One of America’s most popular and influential Catholic bishops told the Wall Street Journal (WSJ) Friday that the Catholic Church has nothing in common with socialism but supports a “vigorous market economy.”
Bishop Robert Barron of the Archdiocese of Los Angeles disagreed sharply with WSJ editor Matthew Hennessey who said some Catholics self-identify as “pro-life socialists.”
“We’re antisocialists,” the bishop countered, who support “a vigorous market economy that is disciplined by a very strong moral sensibility. The church clearly affirms the market economy” — that is, “a morally constrained and culturally conditioned market economy.”

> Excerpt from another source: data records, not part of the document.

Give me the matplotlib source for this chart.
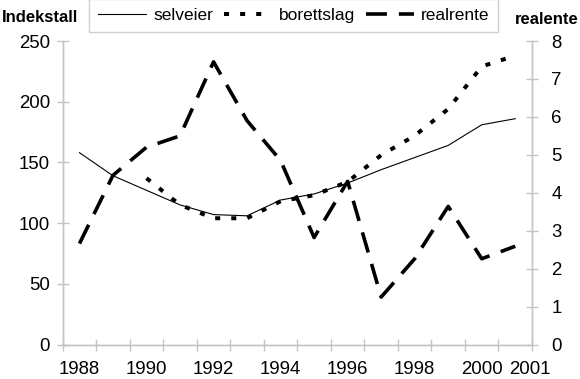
import matplotlib
matplotlib.use("Agg")
import matplotlib.pyplot as plt
import numpy as np

plt.rcParams['font.family'] = ['Liberation Sans', 'DejaVu Sans']

years = [1988, 1989, 1990, 1991, 1992, 1993, 1994, 1995, 1996, 1997, 1998, 1999, 2000, 2001]
tick_labels = ["1988", "1990", "1992", "1994", "1996", "1998", "2000", "2001"]
selveier = [158, 139, 127, 115, 107, 106, 119, 124, 133, 144, 154, 164, 181, 186]
borettslag = [np.nan, np.nan, 137, 115, 104, 104, 118, 123, 134, 156, 172, 194, 229, 238]
realrente = [2.66, 4.46, 5.2, 5.5, 7.45, 5.9, 4.85, 2.82, 4.3, 1.25, 2.26, 3.64, 2.26, 2.59]

W, H = 580, 379
fig = plt.figure(figsize=(W / 100, H / 100), dpi=100)
ax_l, ax_r, ax_b, ax_t = 62.7, 532, 344.5, 41
ax = fig.add_axes([ax_l / W, 1 - ax_b / H, (ax_r - ax_l) / W, (ax_b - ax_t) / H])
ax2 = ax.twinx()

x = np.arange(len(years))
gray = '#c4c4c4'

l1, = ax.plot(x, selveier, color='black', lw=0.8, label='selveier')
l2, = ax.plot(x, borettslag, color='black', lw=2.9, dashes=(1.25, 2.75),
              dash_capstyle='butt', label='borettslag')
l3, = ax2.plot(x, realrente, color='black', lw=2.6, dashes=(5.8, 3.3),
               dash_capstyle='butt', label='realrente')

ax.set_xlim(-0.5, len(years) - 0.5)
ax.set_ylim(0, 250)
ax2.set_ylim(0, 8)
ax.set_yticks(np.arange(0, 251, 50))
ax2.set_yticks(np.arange(0, 9, 1))

# x labels: every second year plus the last one
label_pos = [0, 2, 4, 6, 8, 10, 12, 13.45]
ax.set_xticks(label_pos)
ax.set_xticklabels(tick_labels)
ax.set_xticks(np.arange(-0.5, len(years), 1), minor=True)
ax.tick_params(axis='x', which='major', length=0, pad=12, labelsize=13.4)
ax.tick_params(axis='x', which='minor', direction='inout', length=8, color=gray, width=1)
ax.tick_params(axis='y', direction='inout', length=8, color=gray, width=1, pad=5, labelsize=13.4)
ax2.tick_params(axis='y', direction='inout', length=8, color=gray, width=1, pad=10, labelsize=13.4)

for a in (ax, ax2):
    for s in a.spines.values():
        s.set_color(gray)
        s.set_linewidth(1)
    a.spines['top'].set_visible(False)

fig.text(2 / W, 1 - 17 / H, 'Indekstall', fontsize=12, fontweight='bold', ha='left', va='center')
fig.text(515 / W, 1 - 19 / H, 'realente', fontsize=12, fontweight='bold', ha='left', va='center')

leg = fig.legend(handles=[l1, l2, l3], loc='upper left', ncol=3,
                 bbox_to_anchor=(89 / W, 1 + 1 / H), borderaxespad=0,
                 fontsize=12.5, handlelength=2.8, handletextpad=0.4,
                 columnspacing=0.6, borderpad=0.5, frameon=True, fancybox=False)
leg.get_frame().set_edgecolor(gray)
leg.get_frame().set_linewidth(1)

fig.savefig('out.png', dpi=100)
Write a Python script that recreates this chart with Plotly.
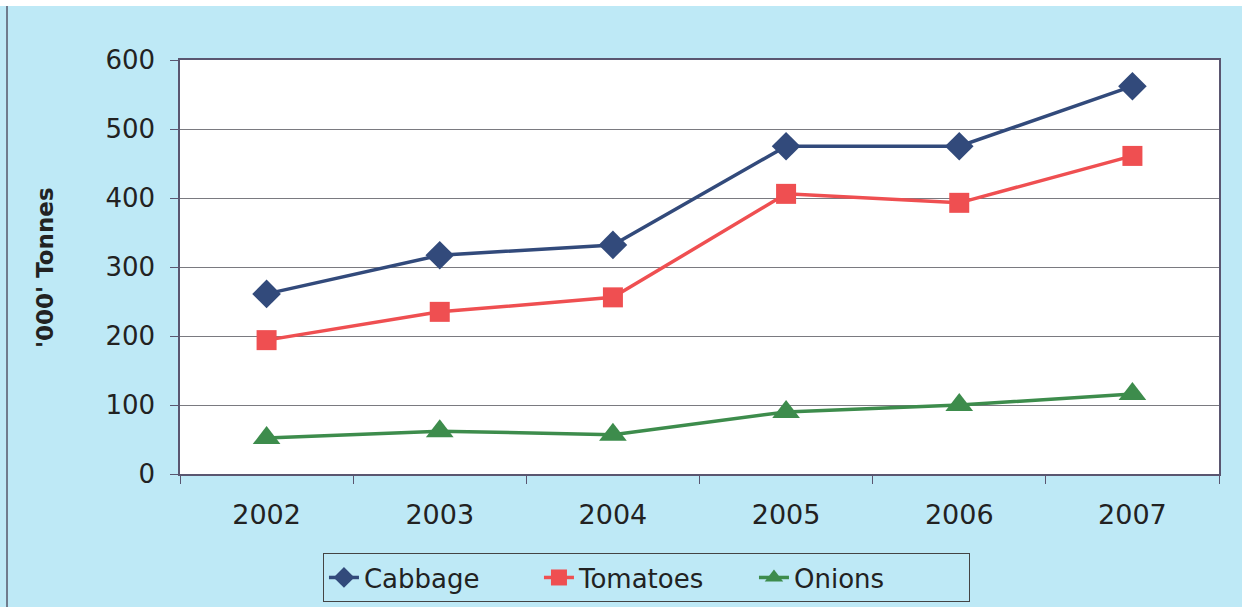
import plotly.graph_objects as go

years = ["2002", "2003", "2004", "2005", "2006", "2007"]
cabbage = [261, 317, 332, 475, 475, 562]
tomatoes = [194, 235, 256, 406, 393, 461]
onions = [52, 62, 57, 90, 100, 116]
y_ticks = [0, 100, 200, 300, 400, 500, 600]

BG = "#bee9f6"
AX = "#5a5670"
FONT = "DejaVu Sans, Liberation Sans, Arial, sans-serif"

fig = go.Figure()
fig.add_trace(go.Scatter(x=years, y=cabbage, name="Cabbage", mode="lines+markers",
                         line=dict(color="#324a7b", width=3.5),
                         marker=dict(symbol="diamond", size=22, color="#324a7b")))
fig.add_trace(go.Scatter(x=years, y=tomatoes, name="Tomatoes", mode="lines+markers",
                         line=dict(color="#ef4f51", width=3.5),
                         marker=dict(symbol="square", size=20, color="#ef4f51")))
fig.add_trace(go.Scatter(x=years, y=onions, name="Onions", mode="lines+markers",
                         line=dict(color="#3d8c4c", width=3.5),
                         marker=dict(symbol="triangle-up", size=24, color="#3d8c4c")))

fig.update_layout(
    width=1242, height=607,
    margin=dict(l=180, r=23, t=60, b=133, autoexpand=False),
    paper_bgcolor=BG, plot_bgcolor="white",
    font=dict(family=FONT, size=26, color="#222222"),
    showlegend=True,
    legend=dict(orientation="h", x=0.1376, y=-0.191, xanchor="left", yanchor="top",
                bgcolor=BG, bordercolor="#444444", borderwidth=1,
                font=dict(size=26, family=FONT, color="#222222"),
                entrywidth=170, entrywidthmode="pixels",
                itemsizing="trace", tracegroupgap=0),
    xaxis=dict(type="category", range=[-0.5, 5.5], showline=True, linecolor=AX, linewidth=1.5,
               mirror=True, ticks="outside", tickson="boundaries", ticklen=8, tickcolor=AX,
               showgrid=False, tickfont=dict(size=27), ticklabelstandoff=16, automargin=False),
    yaxis=dict(range=[0, 600], tickvals=y_ticks, showline=True, linecolor=AX, linewidth=1.5,
               mirror=True, ticks="outside", ticklen=8, tickcolor=AX,
               showgrid=True, gridcolor="#7a7a80", gridwidth=1, zeroline=False,
               tickfont=dict(size=26), ticklabelstandoff=10, automargin=False),
    annotations=[dict(text="<b>'000' Tonnes</b>", x=-0.13, y=0.5, xref="paper", yref="paper",
                      textangle=-90, showarrow=False, font=dict(size=23, color="#222222"),
                      xanchor="center", yanchor="middle")],
    shapes=[
        dict(type="rect", xref="paper", yref="paper", x0=-0.2, x1=1.05,
             y0=1.1304, y1=1.16, fillcolor="white", line=dict(width=0), layer="below"),
        dict(type="line", xref="paper", yref="paper", x0=-0.1665, x1=-0.1665,
             y0=-0.33, y1=1.1304, line=dict(color="#55576a", width=1.5)),
    ],
)

fig.write_html("out.html")
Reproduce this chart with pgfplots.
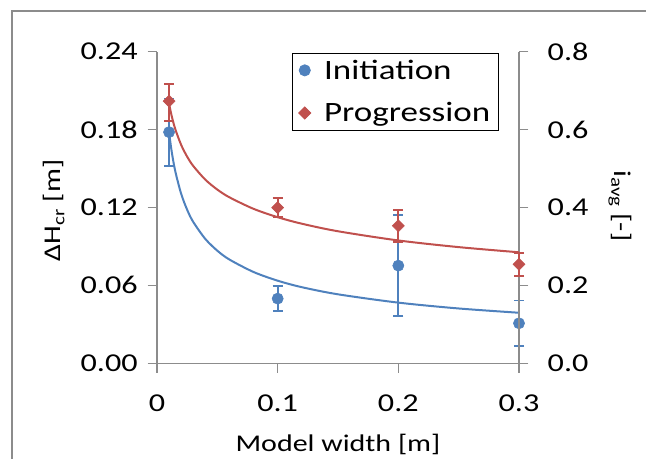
\documentclass[border=0pt]{standalone}
\usepackage{pgfplots}
\pgfplotsset{compat=1.18}
\usepackage{fontspec}
\setmainfont{Carlito}[FakeStretch=1.25]
\definecolor{cblue}{HTML}{4F81BD}
\definecolor{cred}{HTML}{C0504D}
\definecolor{axgray}{HTML}{8C8C8C}
\definecolor{framegray}{HTML}{8C8C8C}
\begin{document}
\begin{tikzpicture}
\path[use as bounding box] (0,0) rectangle (484.5pt,344.25pt);
\draw[framegray, line width=1.5pt] (9pt,-2pt) -- (9pt,336pt) -- (490pt,336pt);
\pgfplotsset{
  mystyle/.style={
    scale only axis, width=271.5pt, height=233.7pt,
    at={(117.75pt,71.8pt)}, anchor=south west,
    xmin=0, xmax=0.3, clip=false,
    axis line style={axgray, line width=0.8pt},
    major tick style={axgray, line width=0.8pt},
    major tick length=7pt, tick align=outside,
    /pgf/number format/assume math mode=true,
    tick label style={font=\fontsize{19.3}{22}\selectfont, black},
    label style={font=\fontsize{18}{21}\selectfont, black},
  }
}
\begin{axis}[mystyle,
  axis x line*=bottom, axis y line*=left,
  ymin=0, ymax=0.24,
  ytick={0,0.06,0.12,0.18,0.24},
  yticklabels={0.00,0.06,0.12,0.18,0.24},
  xtick={0,0.1,0.2,0.3},
  xticklabels={0,0.1,0.2,0.3},
  yticklabel style={xshift=-4pt},
  xticklabel style={yshift=-13pt},
  ylabel={ΔH\textsubscript{cr} [m]},
  xlabel={Model width [m]},
  xlabel style={at={(axis description cs:0.5,-0.262)}, anchor=center},
  ylabel style={at={(axis description cs:-0.2845,0.49)}, anchor=center},
]
\addplot[cblue, line width=1.5pt, smooth] coordinates {
(0.01,0.1780) (0.012,0.1641) (0.015,0.1485) (0.02,0.1306) (0.025,0.1182)
(0.03,0.1089) (0.04,0.0958) (0.05,0.0867) (0.06,0.0799) (0.08,0.0703)
(0.1,0.0636) (0.12,0.0586) (0.15,0.0531) (0.2,0.0467) (0.25,0.0422) (0.3,0.0389)
};
\addplot[cblue, only marks, mark=*, mark size=4.2pt,
  error bars/.cd, y dir=both, y explicit,
  error bar style={cblue, line width=1.3pt},
  error mark options={rotate=90, cblue, line width=1.3pt, mark size=3.75pt}]
coordinates {
(0.01,0.178) +- (0,0.026)
(0.1,0.0498) +- (0,0.0096)
(0.2,0.0752) +- (0,0.039)
(0.3,0.0308) +- (0,0.0175)
};
\end{axis}
\begin{axis}[mystyle,
  axis x line=none, axis y line*=right,
  ymin=0, ymax=0.8,
  ytick={0,0.2,0.4,0.6,0.8},
  yticklabels={0.0,0.2,0.4,0.6,0.8},
  yticklabel style={xshift=11pt},
  ylabel={i\textsubscript{avg} [-]},
  ylabel style={at={(axis description cs:1.28,0.505)}, anchor=center, rotate=180},
  legend style={at={(axis description cs:0.372,0.997)}, anchor=north west,
    draw=black, line width=0.6pt, font=\fontsize{21}{25}\selectfont,
    row sep=12pt, inner xsep=5pt, inner ysep=3pt, column sep=9pt,
    nodes={inner xsep=1pt}},
  legend image post style={xshift=1.5pt},
  legend cell align=left,
]
\addlegendimage{only marks, mark=*, cblue, mark size=4.2pt}
\addlegendentry{Initiation}
\addlegendimage{only marks, mark=square*, mark options={rotate=45}, cred, mark size=3.2pt}
\addlegendentry{Progression}
\addplot[cred, line width=1.5pt, smooth, forget plot] coordinates {
(0.01,0.6669) (0.012,0.6371) (0.015,0.6026) (0.02,0.5608) (0.025,0.5303)
(0.03,0.5067) (0.04,0.4715) (0.05,0.4459) (0.06,0.4261) (0.08,0.3965)
(0.1,0.375) (0.12,0.3583) (0.15,0.3389) (0.2,0.3153) (0.25,0.2982) (0.3,0.2849)
};
\addplot[cred, only marks, mark=square*, mark options={rotate=45}, mark size=3.2pt, forget plot,
  error bars/.cd, y dir=both, y explicit,
  error bar style={cred, line width=1.3pt},
  error mark options={rotate=90, cred, line width=1.3pt, mark size=3.75pt}]
coordinates {
(0.01,0.673) += (0,0.044) -= (0,0.051)
(0.1,0.3995) +- (0,0.024)
(0.2,0.353) +- (0,0.041)
(0.3,0.254) +- (0,0.03)
};
\end{axis}
\end{tikzpicture}
\end{document}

A social media phenomenon, Bishop Barron has 1.6 million Facebook fans and 130,000 Twitter followers, and his videos on YouTube have been viewed 34 million times, while his channel has some 165,000 subscribers.
“Only Pope Francis is more popular with English-speaking Catholics,” the article notes.
Regarding socialism, Bishop Barron has official Catholic teaching firmly on his side.
Pope Leo XIII powerfully denounced socialism in 1891 and forty years later, Pope Pius XI condemned the socialist ideology even more forcefully, even in its more mitigated forms.
“Whether considered as a doctrine, or an historical fact, or a movement,” Pius wrote, “Socialism, if it remains truly Socialism, even after it has yielded to truth and justice on the points which we have mentioned, cannot be reconciled with the teachings of the Catholic Church because its concept of society itself is utterly foreign to Christian truth.
And he concluded: “Religious socialism, Christian socialism, are contradictory terms; no one can be at the same time a good Catholic and a true socialist.”